The Art of 'Lifting Your Heavy Hips': When Do the Japanese Finally Get Moving?
The Art of 'Lifting Your Heavy Hips': When Do the Japanese Finally Get Moving?
Picture this: the pile of year-end paperwork is looming like a mountain 堆, your messy room is screaming for a cleanup 🧹, or that gym membership has been gathering dust for months 😩. You know you have to do it, but for some reason, your body feels glued to the chair, and your mind keeps finding excuses to put it off.
For moments exactly like this, the Japanese have a wonderfully visual and accurate expression: 重い腰を上げる (omoi koshi wo ageru).
As someone who's lived in Japan for over a decade, I can tell you this is one of those phrases you'll hear constantly in real life—from the office to casual chats—but it's rarely explained properly in textbooks. Today, let's dissect this gem!
🤔 A Weird Literal Meaning, A Perfect Figurative One
If you translate it word-for-word, you get:
- 重い (omoi): Heavy
- 腰 (koshi): Hips, lower back
- 上げる (ageru): To lift, to raise
➡️ "To lift one's heavy hips"
It sounds funny, right? But the imagery perfectly captures our psychological state. When you don't want to do something, your hips feel incredibly heavy, stuck to the seat. The act of "lifting" them is the moment you overcome inertia, laziness, or hesitation to finally START taking action.
It's not just about "starting" (始める - hajimeru); it's about "finally getting around to starting" after a long period of delay.
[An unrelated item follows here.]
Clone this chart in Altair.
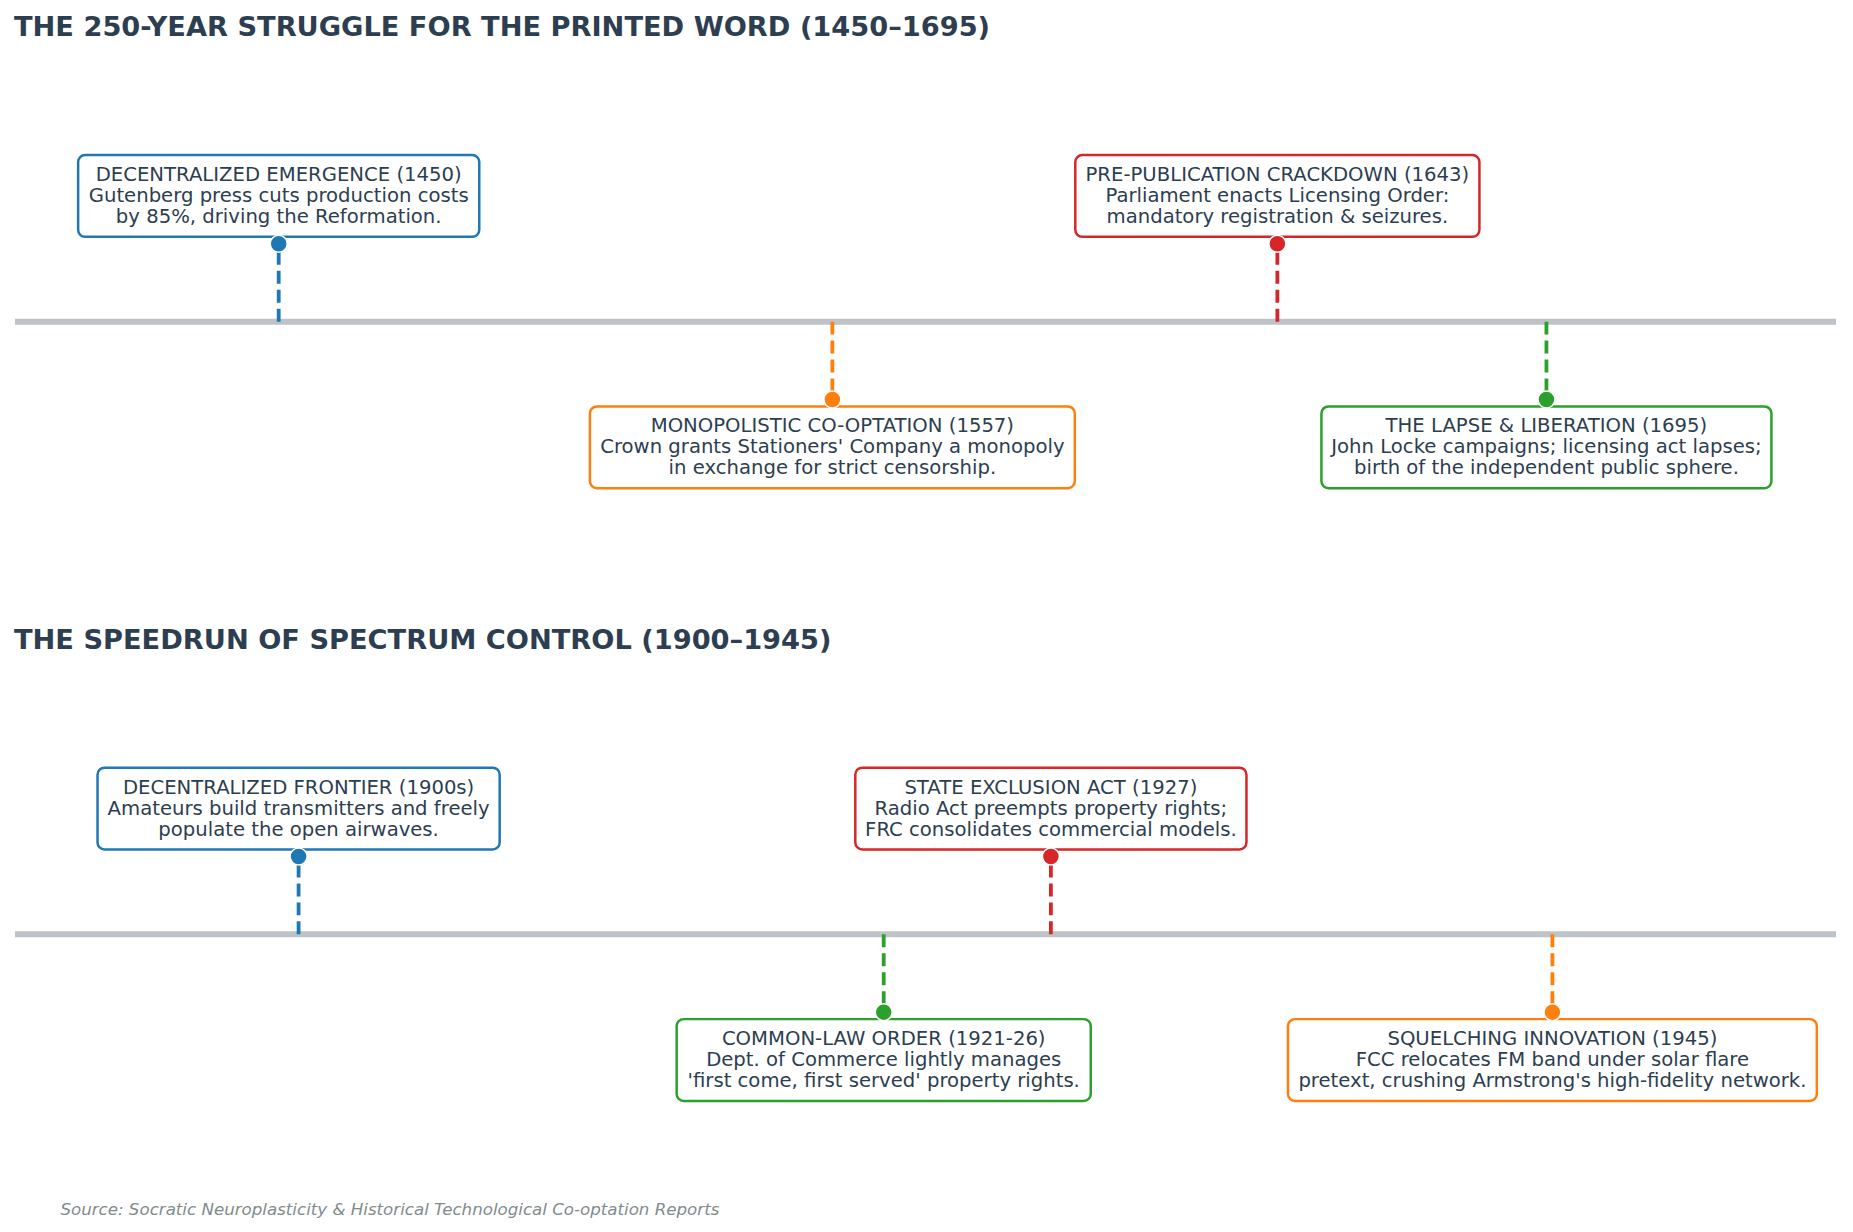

💡 The Subtle Nuance: It's Not Just "Lazy"
This is the key point that makes the phrase so valuable. Using 重い腰を上げる doesn't mean you're calling someone lazy (怠けている - namakete iru). Its nuance is far more complex:
- It implies the task is daunting or a hassle: People often procrastinate because the task requires a lot of effort, is complicated, or is just plain bothersome (面倒くさい - mendokusai). Think of cleaning the entire house or preparing for a major exam.
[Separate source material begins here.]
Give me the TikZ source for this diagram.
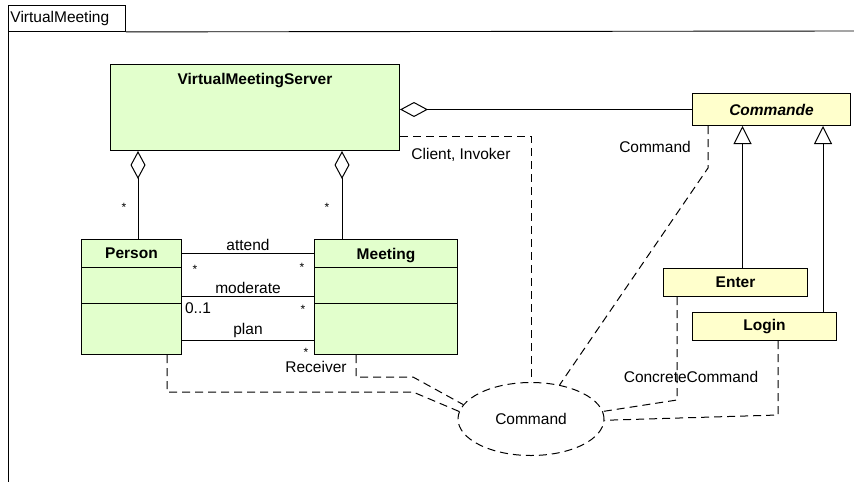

- It can imply hesitation or careful consideration: In a business context, a department or company that is "slow to lift its heavy hips" might not be lazy, but rather in the process of assessing risks and considering options. The phrase describes a slowness in decision-making and action.
- It can imply passivity, needing a push: Sometimes, a person only "lifts their heavy hips" when an external factor forces them to, like an impending deadline or a reminder from a boss or family member.
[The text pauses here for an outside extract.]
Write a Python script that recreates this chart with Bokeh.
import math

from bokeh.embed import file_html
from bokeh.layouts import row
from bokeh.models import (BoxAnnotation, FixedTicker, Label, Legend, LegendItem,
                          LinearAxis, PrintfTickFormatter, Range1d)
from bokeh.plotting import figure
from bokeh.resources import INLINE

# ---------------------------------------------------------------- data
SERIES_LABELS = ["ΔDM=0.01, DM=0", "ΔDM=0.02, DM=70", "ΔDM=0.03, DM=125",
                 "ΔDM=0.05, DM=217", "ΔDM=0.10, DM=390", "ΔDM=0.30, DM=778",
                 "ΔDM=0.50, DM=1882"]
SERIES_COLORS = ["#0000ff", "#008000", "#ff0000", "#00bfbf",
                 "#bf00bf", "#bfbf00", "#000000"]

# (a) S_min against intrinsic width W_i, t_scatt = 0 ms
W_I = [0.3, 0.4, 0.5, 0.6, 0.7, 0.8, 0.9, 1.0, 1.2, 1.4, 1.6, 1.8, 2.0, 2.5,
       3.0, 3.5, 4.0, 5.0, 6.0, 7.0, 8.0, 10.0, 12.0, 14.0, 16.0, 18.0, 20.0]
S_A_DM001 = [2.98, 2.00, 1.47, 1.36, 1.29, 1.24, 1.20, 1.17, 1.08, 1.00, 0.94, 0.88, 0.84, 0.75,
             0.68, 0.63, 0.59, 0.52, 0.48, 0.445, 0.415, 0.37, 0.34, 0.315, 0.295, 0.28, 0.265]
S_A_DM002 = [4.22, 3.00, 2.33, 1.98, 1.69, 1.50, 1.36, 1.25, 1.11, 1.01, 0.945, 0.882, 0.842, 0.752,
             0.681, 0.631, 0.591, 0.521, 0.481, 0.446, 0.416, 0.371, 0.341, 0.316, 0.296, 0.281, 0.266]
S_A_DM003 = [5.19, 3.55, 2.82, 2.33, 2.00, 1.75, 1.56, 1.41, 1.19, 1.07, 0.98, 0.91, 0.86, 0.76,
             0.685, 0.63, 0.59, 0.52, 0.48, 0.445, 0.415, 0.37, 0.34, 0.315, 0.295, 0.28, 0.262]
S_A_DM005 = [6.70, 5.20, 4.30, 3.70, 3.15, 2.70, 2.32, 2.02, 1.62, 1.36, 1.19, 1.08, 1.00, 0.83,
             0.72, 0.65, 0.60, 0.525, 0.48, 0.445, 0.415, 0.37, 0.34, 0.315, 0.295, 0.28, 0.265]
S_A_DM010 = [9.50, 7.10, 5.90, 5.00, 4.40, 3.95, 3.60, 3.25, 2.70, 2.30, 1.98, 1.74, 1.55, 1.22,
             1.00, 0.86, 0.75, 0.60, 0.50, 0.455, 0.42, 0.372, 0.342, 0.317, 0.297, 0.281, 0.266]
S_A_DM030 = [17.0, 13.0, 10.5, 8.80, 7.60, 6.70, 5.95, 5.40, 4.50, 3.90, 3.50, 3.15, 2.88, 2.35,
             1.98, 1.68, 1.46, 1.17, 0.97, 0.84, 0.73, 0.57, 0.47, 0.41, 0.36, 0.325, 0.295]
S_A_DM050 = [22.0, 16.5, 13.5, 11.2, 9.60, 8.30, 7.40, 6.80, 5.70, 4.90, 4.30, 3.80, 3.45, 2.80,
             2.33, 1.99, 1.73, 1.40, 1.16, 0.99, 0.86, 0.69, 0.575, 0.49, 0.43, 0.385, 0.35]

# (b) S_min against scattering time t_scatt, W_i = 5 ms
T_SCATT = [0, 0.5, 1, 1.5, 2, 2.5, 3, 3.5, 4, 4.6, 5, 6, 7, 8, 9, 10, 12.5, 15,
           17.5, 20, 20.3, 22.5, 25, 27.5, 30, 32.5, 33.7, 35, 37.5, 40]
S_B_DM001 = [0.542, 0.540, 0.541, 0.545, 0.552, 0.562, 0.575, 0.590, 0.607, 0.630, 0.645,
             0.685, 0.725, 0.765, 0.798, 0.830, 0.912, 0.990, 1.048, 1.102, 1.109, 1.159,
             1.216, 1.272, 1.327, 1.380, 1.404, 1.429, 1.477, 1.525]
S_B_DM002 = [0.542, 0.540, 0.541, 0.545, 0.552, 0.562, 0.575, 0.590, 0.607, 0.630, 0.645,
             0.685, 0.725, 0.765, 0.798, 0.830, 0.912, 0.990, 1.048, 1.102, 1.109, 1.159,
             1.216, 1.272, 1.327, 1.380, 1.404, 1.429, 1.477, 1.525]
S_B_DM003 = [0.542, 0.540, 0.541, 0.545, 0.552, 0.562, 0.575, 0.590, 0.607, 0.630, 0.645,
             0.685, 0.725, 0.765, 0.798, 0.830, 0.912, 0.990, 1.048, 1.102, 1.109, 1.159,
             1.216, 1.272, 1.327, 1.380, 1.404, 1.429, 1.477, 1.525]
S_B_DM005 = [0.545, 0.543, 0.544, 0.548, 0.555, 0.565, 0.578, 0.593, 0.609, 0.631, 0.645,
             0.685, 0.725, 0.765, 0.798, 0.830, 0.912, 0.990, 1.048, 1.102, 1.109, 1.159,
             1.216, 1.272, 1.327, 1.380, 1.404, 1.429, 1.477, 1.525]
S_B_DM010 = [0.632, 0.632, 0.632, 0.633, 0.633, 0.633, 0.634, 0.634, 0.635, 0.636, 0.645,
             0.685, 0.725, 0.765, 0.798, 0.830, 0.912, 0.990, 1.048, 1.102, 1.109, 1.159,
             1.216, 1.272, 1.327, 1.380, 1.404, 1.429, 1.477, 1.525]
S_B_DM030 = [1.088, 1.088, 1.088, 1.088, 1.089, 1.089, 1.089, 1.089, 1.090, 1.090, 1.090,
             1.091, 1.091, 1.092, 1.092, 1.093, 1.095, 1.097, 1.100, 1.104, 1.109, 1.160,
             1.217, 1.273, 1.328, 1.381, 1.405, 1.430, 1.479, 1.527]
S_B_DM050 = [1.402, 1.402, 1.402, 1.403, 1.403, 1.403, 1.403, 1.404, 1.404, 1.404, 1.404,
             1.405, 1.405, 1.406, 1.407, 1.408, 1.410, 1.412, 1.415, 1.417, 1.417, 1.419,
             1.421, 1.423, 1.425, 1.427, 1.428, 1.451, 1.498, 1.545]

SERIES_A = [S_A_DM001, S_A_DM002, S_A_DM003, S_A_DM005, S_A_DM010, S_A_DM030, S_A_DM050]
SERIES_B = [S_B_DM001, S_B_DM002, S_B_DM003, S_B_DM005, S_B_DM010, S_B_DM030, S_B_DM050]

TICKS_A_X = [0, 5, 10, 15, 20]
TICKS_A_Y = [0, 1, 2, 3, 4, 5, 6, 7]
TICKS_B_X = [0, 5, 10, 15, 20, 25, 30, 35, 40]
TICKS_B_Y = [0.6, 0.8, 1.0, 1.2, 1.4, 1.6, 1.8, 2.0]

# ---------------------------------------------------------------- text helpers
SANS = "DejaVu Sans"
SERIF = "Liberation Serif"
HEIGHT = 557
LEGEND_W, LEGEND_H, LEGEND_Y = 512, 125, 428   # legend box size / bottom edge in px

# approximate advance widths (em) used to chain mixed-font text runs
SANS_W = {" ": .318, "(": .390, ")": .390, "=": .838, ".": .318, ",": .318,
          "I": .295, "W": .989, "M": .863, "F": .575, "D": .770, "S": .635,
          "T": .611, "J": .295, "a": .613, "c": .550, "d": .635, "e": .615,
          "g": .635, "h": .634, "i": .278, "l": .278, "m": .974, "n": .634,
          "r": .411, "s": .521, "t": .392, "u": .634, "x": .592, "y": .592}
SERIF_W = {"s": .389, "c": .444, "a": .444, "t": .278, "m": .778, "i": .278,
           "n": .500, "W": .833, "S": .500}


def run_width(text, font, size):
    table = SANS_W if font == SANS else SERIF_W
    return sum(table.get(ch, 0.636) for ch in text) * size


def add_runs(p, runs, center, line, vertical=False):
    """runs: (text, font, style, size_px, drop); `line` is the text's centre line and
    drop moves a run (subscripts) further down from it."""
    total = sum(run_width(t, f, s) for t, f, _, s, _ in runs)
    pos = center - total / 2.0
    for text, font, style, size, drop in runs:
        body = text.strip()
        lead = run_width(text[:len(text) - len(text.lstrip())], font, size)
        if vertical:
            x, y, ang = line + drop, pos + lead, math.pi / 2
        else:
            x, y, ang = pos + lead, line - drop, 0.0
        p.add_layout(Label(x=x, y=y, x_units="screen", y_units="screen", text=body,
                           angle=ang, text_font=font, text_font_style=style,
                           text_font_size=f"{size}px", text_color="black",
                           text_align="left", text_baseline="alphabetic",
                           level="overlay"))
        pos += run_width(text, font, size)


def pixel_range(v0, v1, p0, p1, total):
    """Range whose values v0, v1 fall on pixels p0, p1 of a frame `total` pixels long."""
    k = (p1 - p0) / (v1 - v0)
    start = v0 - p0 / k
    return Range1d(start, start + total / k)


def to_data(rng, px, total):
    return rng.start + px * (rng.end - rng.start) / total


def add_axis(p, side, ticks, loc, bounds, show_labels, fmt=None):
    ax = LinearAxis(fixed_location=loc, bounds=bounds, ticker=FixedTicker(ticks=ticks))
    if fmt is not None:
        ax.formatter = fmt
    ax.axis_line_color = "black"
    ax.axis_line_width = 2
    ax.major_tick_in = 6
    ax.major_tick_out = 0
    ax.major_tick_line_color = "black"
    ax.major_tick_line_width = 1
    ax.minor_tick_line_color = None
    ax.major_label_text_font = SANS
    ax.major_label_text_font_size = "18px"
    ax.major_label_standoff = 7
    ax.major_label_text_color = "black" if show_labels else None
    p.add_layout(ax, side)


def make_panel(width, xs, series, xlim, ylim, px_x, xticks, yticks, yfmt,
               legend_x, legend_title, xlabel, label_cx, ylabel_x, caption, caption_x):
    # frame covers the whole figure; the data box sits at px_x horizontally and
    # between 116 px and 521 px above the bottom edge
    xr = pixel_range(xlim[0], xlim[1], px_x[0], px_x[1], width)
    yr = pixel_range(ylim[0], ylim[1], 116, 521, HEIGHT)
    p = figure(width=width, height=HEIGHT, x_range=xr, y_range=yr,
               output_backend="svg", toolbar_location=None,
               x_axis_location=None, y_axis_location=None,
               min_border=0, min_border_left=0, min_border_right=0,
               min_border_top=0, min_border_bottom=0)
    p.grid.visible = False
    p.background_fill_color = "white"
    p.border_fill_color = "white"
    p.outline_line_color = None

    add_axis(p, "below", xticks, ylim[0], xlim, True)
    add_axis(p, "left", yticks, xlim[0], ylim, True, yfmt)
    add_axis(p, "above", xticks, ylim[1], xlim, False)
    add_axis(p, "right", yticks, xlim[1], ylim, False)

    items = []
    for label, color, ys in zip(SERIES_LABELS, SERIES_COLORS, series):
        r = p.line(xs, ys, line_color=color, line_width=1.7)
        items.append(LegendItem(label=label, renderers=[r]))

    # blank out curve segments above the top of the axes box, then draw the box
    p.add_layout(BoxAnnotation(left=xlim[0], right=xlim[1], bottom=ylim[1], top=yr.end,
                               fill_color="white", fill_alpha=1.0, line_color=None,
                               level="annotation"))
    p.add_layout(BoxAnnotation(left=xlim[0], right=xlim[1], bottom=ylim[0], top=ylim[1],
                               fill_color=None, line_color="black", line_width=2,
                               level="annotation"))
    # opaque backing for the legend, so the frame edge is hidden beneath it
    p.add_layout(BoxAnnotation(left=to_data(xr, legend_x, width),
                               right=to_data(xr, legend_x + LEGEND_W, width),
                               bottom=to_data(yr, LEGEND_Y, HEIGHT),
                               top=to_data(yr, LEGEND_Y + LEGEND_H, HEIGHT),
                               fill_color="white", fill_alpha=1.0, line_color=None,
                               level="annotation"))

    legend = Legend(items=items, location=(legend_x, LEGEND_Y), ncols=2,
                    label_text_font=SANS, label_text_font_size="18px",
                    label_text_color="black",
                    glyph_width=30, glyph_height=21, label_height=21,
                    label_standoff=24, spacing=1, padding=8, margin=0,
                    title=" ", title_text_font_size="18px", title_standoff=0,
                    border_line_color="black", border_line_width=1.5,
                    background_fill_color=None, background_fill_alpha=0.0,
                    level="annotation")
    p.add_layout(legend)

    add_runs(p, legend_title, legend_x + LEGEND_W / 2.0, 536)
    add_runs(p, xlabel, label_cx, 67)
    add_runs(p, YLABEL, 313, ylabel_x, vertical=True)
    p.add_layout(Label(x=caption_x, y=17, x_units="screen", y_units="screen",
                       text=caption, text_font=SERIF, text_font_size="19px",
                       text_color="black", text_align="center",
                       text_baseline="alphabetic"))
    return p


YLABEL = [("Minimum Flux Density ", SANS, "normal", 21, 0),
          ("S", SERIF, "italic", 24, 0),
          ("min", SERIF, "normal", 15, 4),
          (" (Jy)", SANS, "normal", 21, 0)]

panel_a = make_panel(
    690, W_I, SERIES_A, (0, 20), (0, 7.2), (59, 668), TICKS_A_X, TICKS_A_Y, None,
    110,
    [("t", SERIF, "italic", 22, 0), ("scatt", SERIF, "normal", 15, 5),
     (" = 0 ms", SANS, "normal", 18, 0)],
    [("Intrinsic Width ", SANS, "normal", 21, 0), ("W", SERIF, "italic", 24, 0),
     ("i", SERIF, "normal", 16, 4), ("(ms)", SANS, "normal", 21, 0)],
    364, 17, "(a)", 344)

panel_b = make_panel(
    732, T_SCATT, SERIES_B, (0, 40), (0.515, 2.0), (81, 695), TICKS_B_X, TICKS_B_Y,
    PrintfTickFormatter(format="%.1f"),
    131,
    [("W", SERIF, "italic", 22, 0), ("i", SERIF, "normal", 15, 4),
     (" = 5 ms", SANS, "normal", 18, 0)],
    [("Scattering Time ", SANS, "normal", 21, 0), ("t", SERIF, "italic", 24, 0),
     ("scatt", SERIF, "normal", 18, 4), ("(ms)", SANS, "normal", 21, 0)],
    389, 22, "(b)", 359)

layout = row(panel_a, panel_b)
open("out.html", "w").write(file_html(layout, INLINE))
🎬 How It's Used in Real Life
1. At the Workplace 🏢
Your boss complaining about a partner company:
「A社はなかなか重い腰を上げないから、この件はまだ進んでいないんだよ。」 (Company A is taking forever to get moving, so this project still hasn't made any progress.)
A colleague sighing in relief after finishing a tough report:
「やっと重い腰を上げてレポートを書き始めたら、意外と早く終わったよ。」 (Once I finally got around to starting that report, it was finished surprisingly quickly.)
2. In Personal Life 🏠
Talking about cleaning:
「年末だから、そろそろ重い腰を上げて大掃除しないと…」 (It's the end of the year, so I've got to "lift my heavy hips" and start the big cleanup soon...)
Talking about starting a new habit:
「健康のためにジムに通おうと思ってるんだけど、なかなか重い腰が上がらないんだ。」 (I've been meaning to go to the gym for my health, but I just can't seem to get myself to start.)
3. Referring to Large Organizations (Government, Corporations) 🇯🇵
On a news broadcast:
「国民からの批判を受け、政府もようやく重い腰を上げたようだ。」 (Following public criticism, it seems the government has finally decided to take action.)
✅ Key Takeaways
- Use it when you want to say someone "finally got around to doing" something they'd been putting off.
- It emphasizes the act of starting, not the process or the result.
- It can be used for yourself, other people, or even entire organizations.
- It's a very natural, visual way to express frustration or slowness without being overly harsh.